Will A Regular DVD Player Play Blu-ray? What Happens When You Try
A DVD player is designed around the DVD-Video spec. It uses a red laser pickup, focuses on a certain depth in the disc, and expects DVD-style folders and menus. A Blu-ray disc packs far more data into a tighter track pattern, then uses a different file layout and decoding stack. When you insert a Blu-ray disc, the DVD player can’t lock onto the data track or read the directory. So it reports an error and gives up.
Commercial Blu-ray movies also rely on modern licensing and encryption paths that live inside Blu-ray hardware. A DVD player doesn’t include that playback chain, so there’s no “hidden setting” that will make a DVD deck behave like a Blu-ray deck.

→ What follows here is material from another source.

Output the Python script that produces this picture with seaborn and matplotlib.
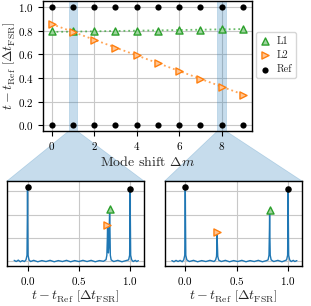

Regular DVD Player And Blu-ray Disc Compatibility Rules
DVD and Blu-ray are both 12 cm optical discs, yet the similarity ends at the plastic shell. Blu-ray was built to store high-definition video, and that required higher density recording. Higher density means the reader must be more precise.
Laser Color And Focus
DVD uses a red laser (around 650 nm). Blu-ray uses a blue-violet laser (around 405 nm). The shorter wavelength can focus to a smaller spot, which is why Blu-ray can read smaller pits and tighter tracks. A DVD player lacks the blue-violet laser assembly and the optics tuned for that focus size, so it can’t read the Blu-ray data layer reliably.
Disc Layout And Decoding
DVD-Video discs are built around VIDEO_TS folders and a DVD menu system. Blu-ray uses a BDMV layout with different navigation, often with Java-based disc menus on movie releases. Blu-ray titles also use newer video and audio codecs. A DVD chipset can’t parse that structure or decode those streams.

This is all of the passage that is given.